WASHINGTON - As President Obama mulls a replacement for retiring Supreme Court Justice John Paul Stevens, he is said to be open to someone from outside the world of "abstract legal theory" -- perhaps a lawyer with an Ivy League pedigree, but one grounded in people's lives who brings a measure of diversity to the court.
To some experts, that sounds a lot like Sen. Amy Klobuchar, D-Minn.
Except she says she's not interested. Even if she were, the theory goes, she's all but ruled out by the fact that her nomination would give Gov. Tim Pawlenty a chance to send a Republican to the U.S. Senate to replace her.

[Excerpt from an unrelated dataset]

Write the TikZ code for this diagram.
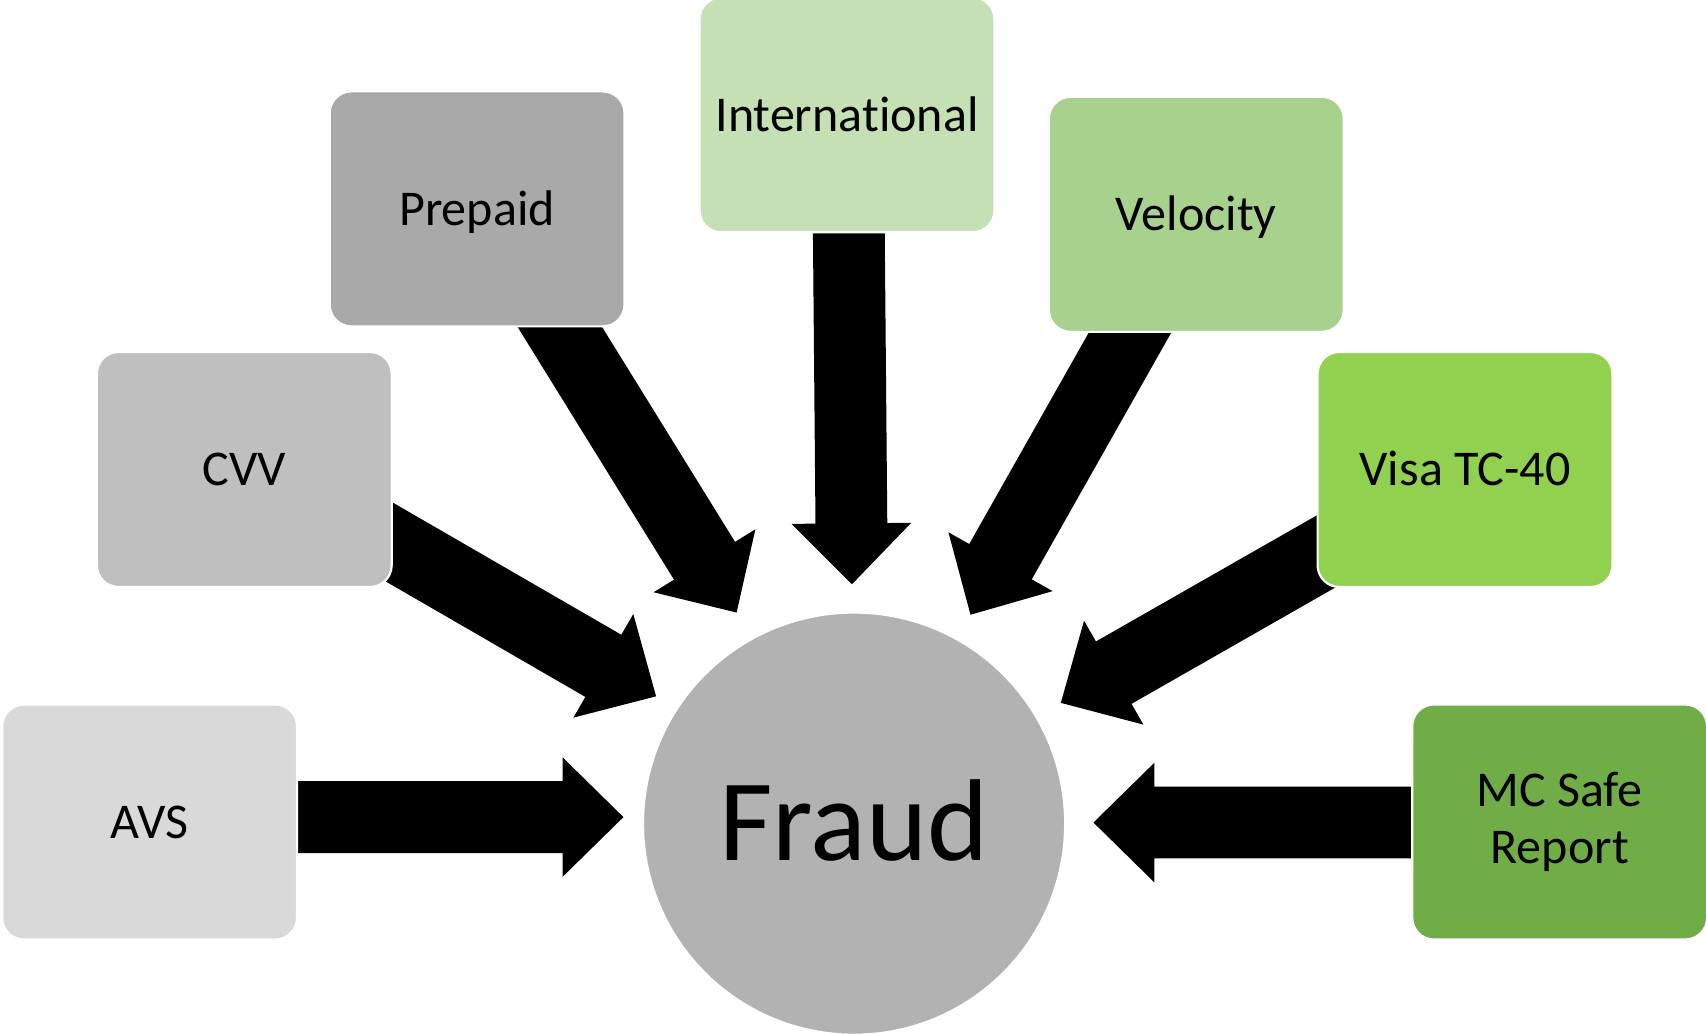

Klobuchar surfacing in the Washington name game does say something about the dynamics of the modern-day Supreme Court nomination process, where politics and personal biography count at least as much as judicial qualifications. It also underscores the threat of a long, drawn-out confirmation battle, which some analysts believe will pressure Obama to pick a moderate.
So in the political prism of Washington, the case for Klobuchar goes like this: centrist voting record, check. Yale, University of Chicago Law School education, check. Ex-prosecutor with law-and-order credentials, check. Popular with Senate Democrats and Republicans alike, check. A woman, check. Plus, she would give the high court its only Midwesterner and its only Protestant.
"She checks some demographic boxes as a woman and someone who is relatively young," said Washington attorney Tom Goldstein. He was one of the first to put Klobuchar's name in play through his influential SCOTUS blog, which is devoted to the Supreme Court. It doesn't hurt, Goldstein said, that she's "incredibly articulate."
The main ingredient that the 49-year-old, first-term senator is missing is that she's never been a judge, which would make her a rarity among modern Supreme Court nominees. One exception was the late Chief Justice Earl Warren, a former California governor whom Obama has called a judicial hero of his.
Before last year's nomination of Justice Sonya Sotomayor, now one of two women on the court, Obama said he was looking for a justice who "isn't about some abstract legal theory. ... It is also about how our laws affect the daily realities of people's lives."